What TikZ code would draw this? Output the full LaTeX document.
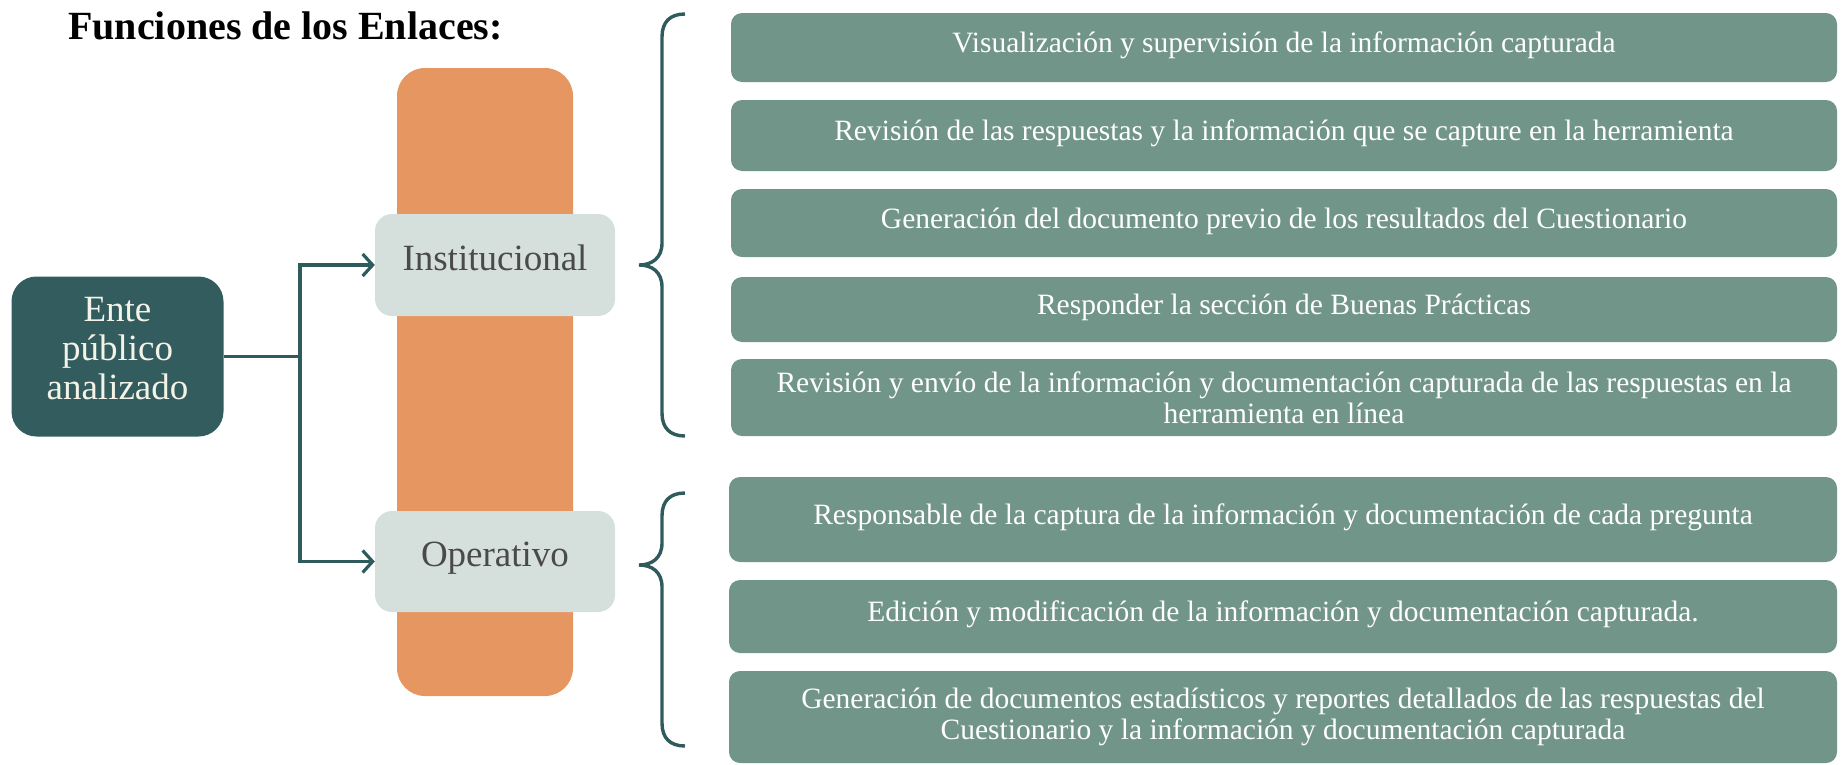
\documentclass[tikz,border=0pt]{standalone}
\usepackage{fontspec}
\setmainfont{Liberation Serif}
\usetikzlibrary{arrows.meta}
\definecolor{entefill}{HTML}{335C5E}
\definecolor{linec}{HTML}{2F5B5D}
\definecolor{orangec}{HTML}{E69661}
\definecolor{lightbox}{HTML}{D5E0DC}
\definecolor{rboxc}{HTML}{72958A}
\definecolor{entetextc}{HTML}{F3F3E8}
\definecolor{graytext}{HTML}{4A4A4A}
\newcommand\myrfont{\fontsize{29.5pt}{31pt}\selectfont}
\newcommand\mymidfont{\fontsize{37pt}{39pt}\selectfont}
\newcommand\mytitlefont{\fontsize{40pt}{44pt}\selectfont\bfseries}
\tikzset{
  rbox/.style={fill=rboxc, draw=none, rounded corners=11pt, text=white, font=\myrfont,
    align=center, inner sep=0pt},
  oneline/.style={text height=15pt, text depth=5pt},
  lbox/.style={fill=lightbox, draw=none, rounded corners=17pt, text=graytext, font=\mymidfont,
    inner sep=0pt, minimum width=240pt, text height=15pt, text depth=5pt},
  entebox/.style={fill=entefill, draw=none, rounded corners=25pt, minimum width=212pt,
    minimum height=160pt, inner sep=0pt},
  entetxt/.style={text=entetextc, font=\mymidfont, align=center, inner sep=0pt},
  orangebar/.style={fill=orangec, draw=none, rounded corners=28pt, minimum width=176pt,
    minimum height=628pt, inner sep=0pt},
  conn/.style={draw=linec, line width=3.2pt},
  arr/.style={conn, -{Straight Barb[length=10pt,width=22pt]}},
  bracec/.style={draw=linec, line width=3.4pt}
}
\begin{document}
\begin{tikzpicture}[x=1pt,y=-1pt]
\useasboundingbox (0,0) rectangle (1841,764);
% title
\node[anchor=base west, font=\mytitlefont, inner sep=0pt] (title) at (68,39) {Funciones de los Enlaces:};
% orange bar and category boxes
\node[orangebar] (bar) at (485,382) {};
\node[lbox, minimum height=102pt] (inst) at (495,265) {Institucional};
\node[lbox, minimum height=101pt] (oper) at (495,561.5) {Operativo};
% ente
\node[entebox] (ente) at (117.5,356.5) {};
\node[entetxt] (entet) at (117.5,349) {Ente\\público\\analizado};
% connectors
\coordinate (split) at (300,356.5);
\draw[conn] (ente.east) -- (split);
\draw[arr] (split) |- (inst.west);
\draw[arr] (split) |- (oper.west);
% braces
\coordinate (b1top) at (685,14);
\coordinate (b1tip) at (639,265);
\coordinate (b1bot) at (685,436);
\draw[bracec] (b1top) .. controls (670,14) and (662,22) .. (662,37) -- (662,243)
  .. controls (662,258) and (652,265) .. (b1tip)
  .. controls (652,265) and (662,272) .. (662,287) -- (662,413)
  .. controls (662,428) and (670,436) .. (b1bot);
\coordinate (b2top) at (685,493);
\coordinate (b2tip) at (639,565);
\coordinate (b2bot) at (685,746);
\draw[bracec] (b2top) .. controls (670,493) and (662,501) .. (662,516) -- (662,543)
  .. controls (662,558) and (652,565) .. (b2tip)
  .. controls (652,565) and (662,572) .. (662,587) -- (662,723)
  .. controls (662,738) and (670,746) .. (b2bot);
% right boxes
\node[rbox, oneline, minimum width=1106pt, minimum height=69pt] (r1) at (1284,47.5)
  {Visualización y supervisión de la información capturada};
\node[rbox, oneline, minimum width=1106pt, minimum height=71pt] (r2) at (1284,135.5)
  {Revisión de las respuestas y la información que se capture en la herramienta};
\node[rbox, oneline, minimum width=1106pt, minimum height=68pt] (r3) at (1284,223)
  {Generación del documento previo de los resultados del Cuestionario};
\node[rbox, oneline, minimum width=1106pt, minimum height=65pt] (r4) at (1284,309.5)
  {Responder la sección de Buenas Prácticas};
\node[rbox, minimum width=1106pt, minimum height=77pt, text depth=-4pt] (r5) at (1284,397.5)
  {Revisión y envío de la información y documentación capturada de las respuestas en la\\herramienta en línea};
\node[rbox, oneline, minimum width=1108pt, minimum height=85pt] (r6) at (1283,519.5)
  {Responsable de la captura de la información y documentación de cada pregunta};
\node[rbox, oneline, minimum width=1108pt, minimum height=73pt] (r7) at (1283,616.5)
  {Edición y modificación de la información y documentación capturada.};
\node[rbox, minimum width=1108pt, minimum height=92pt] (r8) at (1283,717)
  {Generación de documentos estadísticos y reportes detallados de las respuestas del\\Cuestionario y la información y documentación capturada};
\end{tikzpicture}
\end{document}
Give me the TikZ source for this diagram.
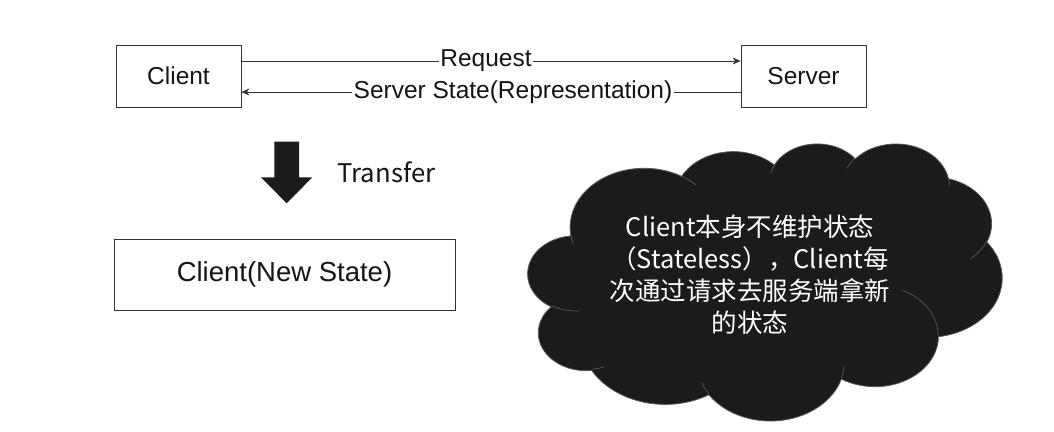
\documentclass[tikz,border=0pt]{standalone}
\usepackage{fontspec}
\setmainfont{Liberation Sans}
\newfontfamily\cjkfont{Noto Sans CJK SC}
\usetikzlibrary{arrows.meta,calc}
\definecolor{linegray}{HTML}{333333}
\definecolor{cloudfill}{HTML}{1B1B1B}
\definecolor{cloudline}{HTML}{5A5A5A}
\definecolor{txt}{HTML}{151515}
\tikzset{
  box/.style={draw=linegray, line width=0.8pt, fill=white, inner sep=0pt, text=txt},
  lbl/.style={fill=white, inner sep=1.5pt, text=txt, font=\fontsize{24.5}{28}\selectfont},
  conn/.style={draw=linegray, line width=0.8pt, -{Stealth[length=8pt,width=7pt,inset=2.5pt]}},
  cloudbody/.style={fill=cloudfill, draw=cloudline, line width=0.8pt},
  cloudinner/.style={draw=cloudline, line width=0.7pt},
}
% elliptical arc with geometric (visual) start angle and sweep, as in office shapes
\newcommand\oarc[4]{arc[x radius=#1, y radius=#2,
  start angle={atan2(#1*sin(#3),#2*cos(#3))},
  delta angle={mod(atan2(#1*sin(#3+#4),#2*cos(#3+#4))-atan2(#1*sin(#3),#2*cos(#3))+720,360)}]}
\begin{document}
\begin{tikzpicture}[x=1pt,y=-1pt]
\useasboundingbox (0,0) rectangle (1054,431);
\fill[white] (0,0) rectangle (1054,431);

\node[box, minimum width=125pt, minimum height=62pt, font=\fontsize{24.5}{28}\selectfont] (client) at (178.5,76) {Client};
\node[box, minimum width=125pt, minimum height=62pt, font=\fontsize{24.5}{28}\selectfont] (server) at (803.5,76) {Server};

\draw[conn] ($(client.east)+(0,-15)$) -- ($(server.west)+(0,-15)$);
\draw[conn] ($(server.west)+(0,16)$) -- ($(client.east)+(0,16)$);
\node[lbl] (req) at (486,61) {Request};
\node[lbl] (rep) at (513,92) {Server State(Representation)};

% big transfer arrow
\fill[cloudfill] (274.3,141.7) -- (299,141.7) -- (299,177.3) -- (312.3,177.3)
  -- (286.7,203.3) -- (261,177.3) -- (274.3,177.3) -- cycle;
\node[text=txt, font=\cjkfont\fontsize{25.7}{30}\selectfont] (transfer) at (386.5,172) {Transfer};

\node[box, minimum width=341pt, minimum height=71pt, font=\fontsize{27.5}{32}\selectfont] (newstate) at (284.5,274.5) {Client(New State)};

% cloud (office-style cloud shape, in a 4320 x 4320 frame)
\begin{scope}[shift={(528,143)}, x=0.109722pt, y=-0.064120pt]
\path[cloudbody] (390,1437)
  \oarc{675.3}{919.0}{-190.48748}{123.78053}
  \oarc{533.3}{726.7}{-144.10238}{89.94523}
  \oarc{436.5}{594.5}{-145.80792}{99.72302}
  \oarc{485.7}{659.5}{-130.98607}{117.24173}
  \oarc{533.3}{727.3}{-78.70888}{109.02692}
  \oarc{677.5}{922.0}{-46.26725}{130.26900}
  \oarc{578.5}{786.7}{0.62502}{114.03333}
  \oarc{675.2}{921.5}{22.45160}{115.17255}
  \oarc{772.0}{1054.3}{66.24263}{75.71102}
  \oarc{436.0}{591.8}{-274.94208}{146.73557}
  \oarc{434.5}{594.5}{-246.82850}{152.51885}
  -- cycle;
\path[cloudinner]
  (469.3,2617.7) \oarc{434.5}{594.5}{86.74200}{26.42950}
  (692.8,3489.9) \oarc{436.0}{591.8}{73.61047}{11.44747}
  (1647.8,3909.0) \oarc{675.2}{921.5}{137.62415}{14.08110}
  (2882.7,3475.1) \oarc{675.2}{921.5}{6.45327}{15.99835}
  (3412.9,2295.4) \oarc{578.5}{786.7}{-70.29235}{70.91737}
  (4179.8,1535.4) \oarc{533.3}{727.3}{30.31803}{27.75150}
  (3832.4,542.6) \oarc{485.7}{659.5}{-13.74433}{14.85890}
  (2907.8,395.2) \oarc{485.7}{659.5}{-149.18145}{18.19537}
  (2214.1,472.0) \oarc{436.5}{594.5}{-163.49427}{17.68635}
  (1400.0,519.2) \oarc{675.3}{919.0}{-66.70695}{12.31935}
  (412.7,1578.9) \oarc{675.3}{919.0}{157.65435}{11.85817};
\end{scope}
\coordinate (cloudc) at (750,275);
\node[text=white, align=center, font=\cjkfont\fontsize{25.5}{32}\selectfont] (note) at (cloudc)
  {Client本身不维护状态\\（Stateless），Client每\\次通过请求去服务端拿新\\的状态};
\end{tikzpicture}
\end{document}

------------------------

- [WHAT IS ASKED] Filter the data for the string "this" and copy every line that has it.

- [TASK ANSWER]
What TikZ code would draw this? Output the full LaTeX document.
Give me the TikZ source for this diagram.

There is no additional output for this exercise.